The Secret to a GREAT First Draft

All screenplays go through many, many . . .  MANY drafts.

Film scripts are more built than written as we refine, mold, shape and construct the best story we can.  Most drafts are designed to winnow down and refine the material that you put down in your first draft.

But so many of us try to form and structure the story from the very beginning.

This is a mistake.

Through my private practice with aspiring novelists and screenwriters and more than thirty years as a writer, I've learned that the first draft – the first time you put concentrated effort into realizing your vision - should be a special and powerful time. It should be fury and abandon. It should be the release of the flood waters. And it should be a time of imaginings and dreams, of staring into the abyss and then suddenly rushing back to the keyboard as the ideas pour out of you.
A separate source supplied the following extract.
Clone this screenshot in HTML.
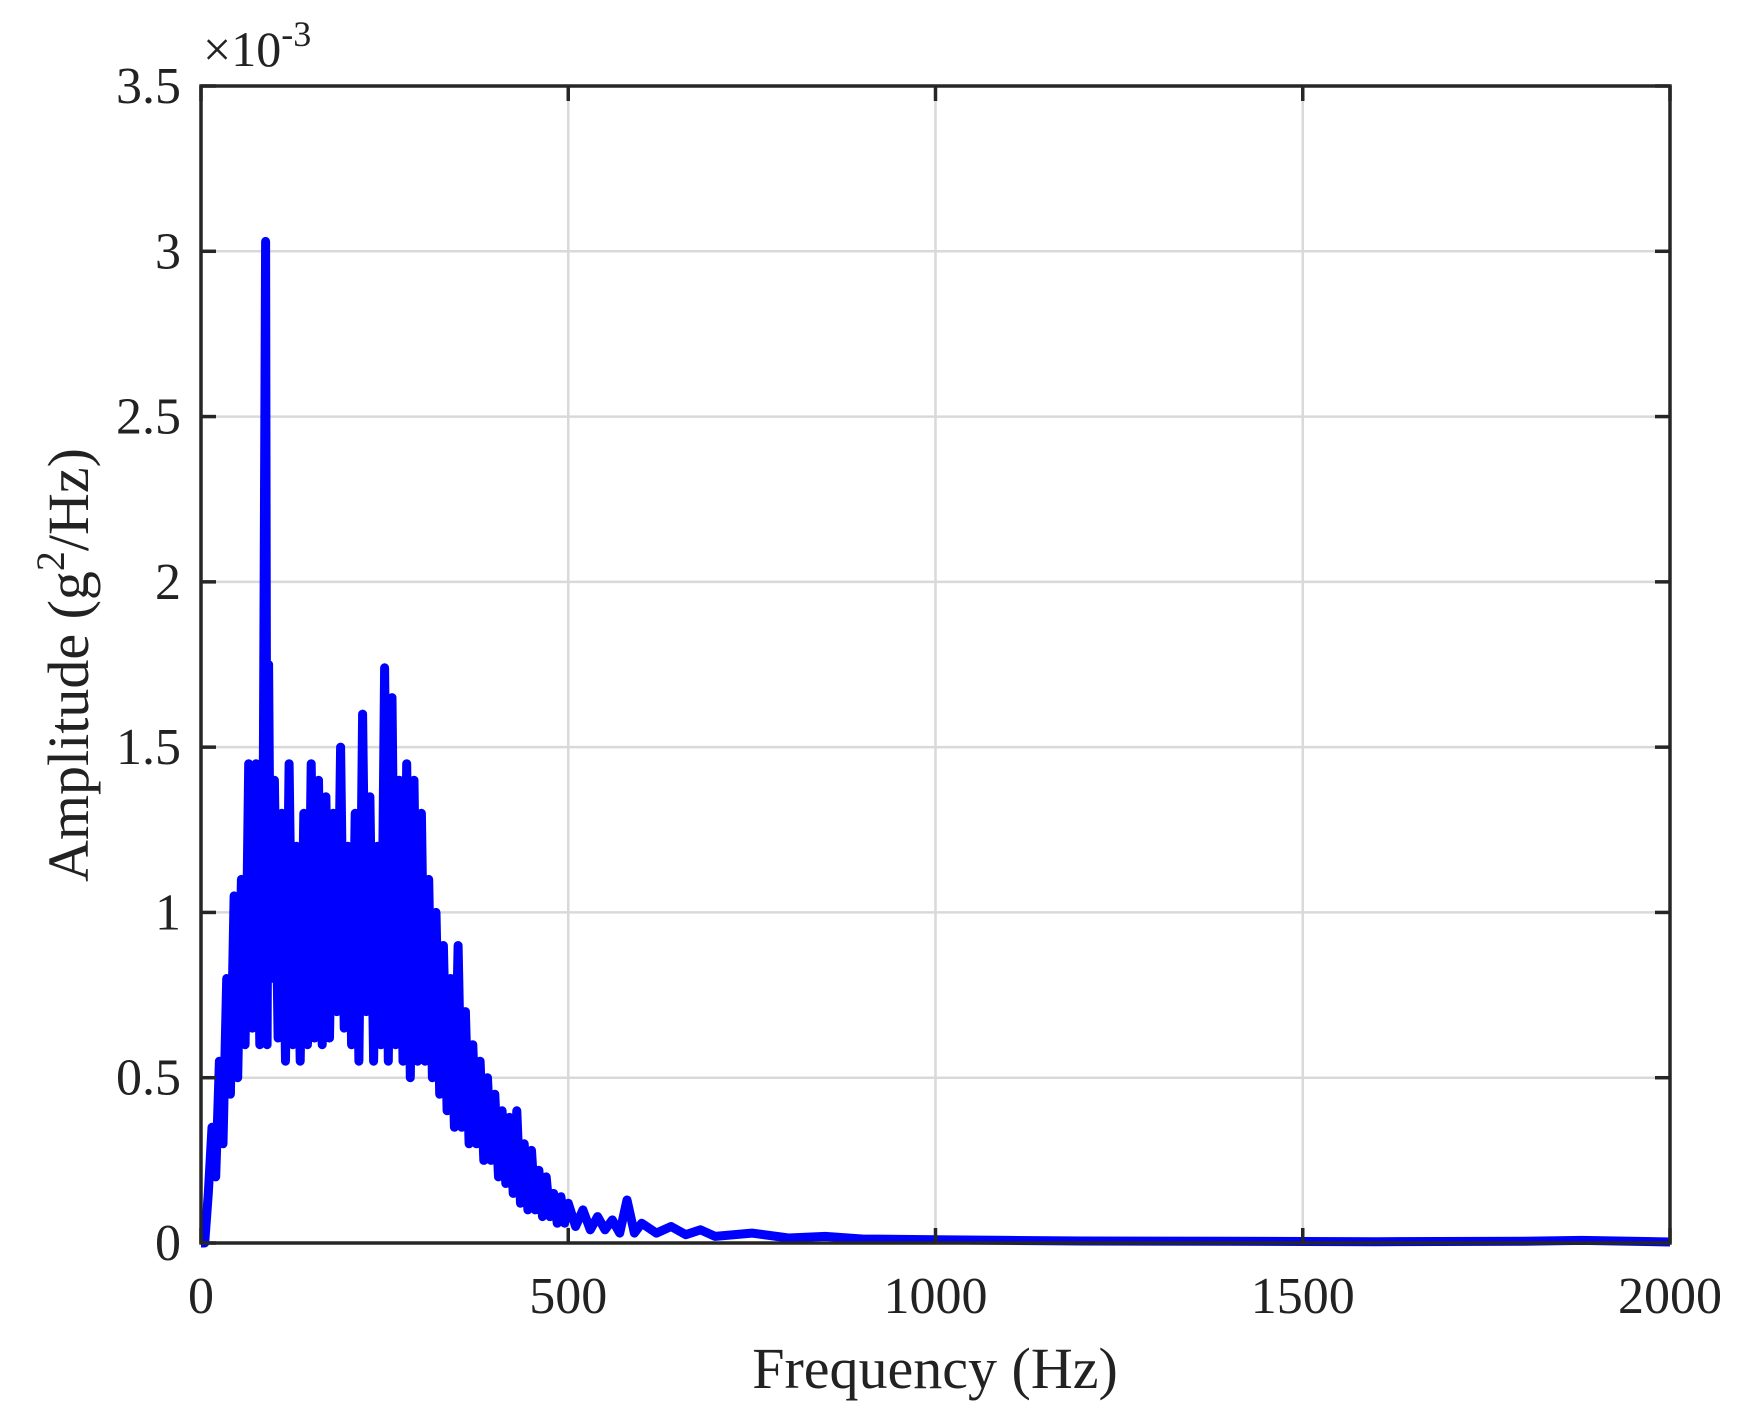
<!DOCTYPE html>
<html><head><meta charset="utf-8"><style>
html,body{margin:0;padding:0;background:#fff;}
svg{display:block;font-family:"Liberation Serif",serif;}
</style></head><body>
<svg id="chart" width="1739" height="1419" viewBox="0 0 1739 1419" xmlns="http://www.w3.org/2000/svg">
<rect width="1739" height="1419" fill="#fff"/>
<g id="grid"></g>
<g id="series"></g>
<g id="axes"></g>
<text x="935" y="1388" font-size="58" text-anchor="middle" fill="#222">Frequency (Hz)</text>
<text transform="translate(88,665) rotate(-90)" font-size="58" text-anchor="middle" fill="#222">Amplitude (g<tspan font-size="40" dy="-24">2</tspan><tspan dy="24">/Hz)</tspan></text>
<text x="203" y="66" font-size="50" fill="#222">×10<tspan font-size="36" dy="-20">-3</tspan></text>
</svg>
<script>
const freqs=[0,5,10,15,20,25,30,35,40,45,50,55,60,65,70,75,80,85,88,90,92,95,100,105,110,115,120,125,130,135,140,145,150,155,160,165,170,175,180,185,190,195,200,205,210,215,220,225,230,235,240,245,250,255,260,265,270,275,280,285,290,295,300,305,310,315,320,325,330,335,340,345,350,355,360,365,370,375,380,385,390,395,400,405,410,415,420,425,430,435,440,445,450,455,460,465,470,475,480,485,490,495,500,510,520,530,540,550,560,570,580,590,600,620,640,660,680,700,750,800,850,900,1000,1100,1200,1400,1600,1800,1880,2000];
const amps=[0,0,0.15,0.35,0.2,0.55,0.3,0.8,0.45,1.05,0.5,1.1,0.6,1.45,0.65,1.45,0.6,1.48,3.03,0.6,1.75,0.8,1.4,0.62,1.3,0.55,1.45,0.6,1.2,0.55,1.3,0.6,1.45,0.62,1.4,0.6,1.35,0.62,1.3,0.7,1.5,0.65,1.2,0.6,1.3,0.55,1.6,0.7,1.35,0.55,1.2,0.6,1.74,0.55,1.65,0.6,1.4,0.55,1.45,0.5,1.4,0.55,1.3,0.55,1.1,0.5,1.0,0.45,0.9,0.4,0.8,0.35,0.9,0.35,0.7,0.3,0.6,0.3,0.55,0.25,0.5,0.25,0.45,0.2,0.4,0.18,0.38,0.15,0.4,0.12,0.3,0.1,0.28,0.1,0.22,0.08,0.2,0.08,0.15,0.06,0.14,0.06,0.12,0.05,0.1,0.04,0.08,0.04,0.07,0.03,0.13,0.03,0.06,0.03,0.05,0.025,0.04,0.02,0.03,0.015,0.02,0.012,0.01,0.008,0.006,0.005,0.004,0.005,0.008,0.003];
const xTicks=[0,500,1000,1500,2000];
const xTickLabels=["0","500","1000","1500","2000"];
const yTicks=[0,0.5,1,1.5,2,2.5,3,3.5];
const yTickLabels=["0","0.5","1","1.5","2","2.5","3","3.5"];
const L=201,R=1670,T=86,B=1243;
const xs=v=>L+(v-0)/(2000)*(R-L);
const ys=v=>B-(v/3.5)*(B-T);
const NS="http://www.w3.org/2000/svg";
function mk(tag,attrs,parent){const e=document.createElementNS(NS,tag);for(const k in attrs)e.setAttribute(k,attrs[k]);parent.appendChild(e);return e;}
const grid=document.getElementById('grid'),axes=document.getElementById('axes'),series=document.getElementById('series');
xTicks.forEach((t,i)=>{
  const g=mk('line',{x1:xs(t),x2:xs(t),y1:T,y2:B,stroke:'#d9d9d9','stroke-width':2.5},grid);
  
  
  const tk=mk('line',{x1:xs(t),x2:xs(t),y1:B,y2:B-15,stroke:'#262626','stroke-width':3.5},axes);
  
  
  const tk2=mk('line',{x1:xs(t),x2:xs(t),y1:T,y2:T+15,stroke:'#262626','stroke-width':3.5},axes);
  
  
  const tx=mk('text',{x:xs(t),y:B+70,'font-size':52,'text-anchor':'middle',fill:'#222'},axes);
  tx.textContent=xTickLabels[i];
  
  
});
yTicks.forEach((t,i)=>{
  const g=mk('line',{x1:L,x2:R,y1:ys(t),y2:ys(t),stroke:'#d9d9d9','stroke-width':2.5},grid);
  
  
  const tk=mk('line',{x1:L,x2:L+15,y1:ys(t),y2:ys(t),stroke:'#262626','stroke-width':3.5},axes);
  
  
  const tk2=mk('line',{x1:R,x2:R-15,y1:ys(t),y2:ys(t),stroke:'#262626','stroke-width':3.5},axes);
  
  
  const tx=mk('text',{x:L-20,y:ys(t)+17,'font-size':52,'text-anchor':'end',fill:'#222'},axes);
  tx.textContent=yTickLabels[i];
  
  
});
const box=mk('rect',{x:L,y:T,width:R-L,height:B-T,fill:'none',stroke:'#262626','stroke-width':3.5},axes);


const pts=freqs.map((f,i)=>xs(f).toFixed(1)+','+ys(amps[i]).toFixed(1)).join(' ');
const pl=mk('polyline',{points:pts,fill:'none',stroke:'#0000ff','stroke-width':9,'stroke-linejoin':'round'},series);


</script>
</body></html>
And you should write until you are empty.  Pages and pages of inspiration and talent and creation, all gathered there in one single place that you will later mold and shape into your best work yet.

And that’s as it should be.

But if you're concentrating in the first draft on Inciting Incidences and Midpoint Turns and Dark Night of the Soul moments, you immediately put restriction of your abilities and you will not do your best work.

The first draft is not a time for choosing -  it's a time for acquiring and gathering the best of you onto the page.

Your only responsibility at this point is to get out of your little brain all the ideas scenes, notions, images and moments that you have for your story. This draft is the straw and clay that you will use to build your screenplay.  Anything – ANYTHING - that takes away from this pure moment of creating  harms your story and severely limits your chances for success.

So . . . 

Put aside the screenwriting books, Guru DVDs, and course notes for a while.  Give Snyder, Fields, McKee and all the rest a break and concentrate on just you, just your visions, just your story.  Be in touch with the reason you are compelled to write this particular story.  Look into the deeper meaning of what you’re trying to say. Allow nothing to distract you and just write. 

Write hard. 

Go off on tangents.

Fill the pages.

Explore the small little corners of your characters and peek into the recesses and shadows of the world that you've created.

Then and only then – when you’re finished with this draft - should you give any thought to structure.


  1. I know my question below is a bit unrelated to the topic at hand, however, I was wondering if you can lend me some insight into this matter. Do you think that if is a story or a goal is talked about during it's conception and before it's creation that it will loose it's power and fizzle? i find that every time i get excited for a new project and i talk about it...I'm not as excited anymore as if it is not as precious to me. Thank you.

    1. Melineh:

      I think you're absolutely right!

      My theory is that the brain can't tell the difference from the pleasure you get from TELLING a good story from the pleasure of writing it. Unfortunately, writing is so much more work that it's easy for writers to fall into the trap of telling rather than writing it out and getting it done.

      To counter this, I tell my students that they can tell the story just five (5) times prior to starting the writing process. After that, they must commit to working through it alone, except for counsel from trusted friends/readers, or from ongoing critique groups.

      Hope that helps. Keep writing!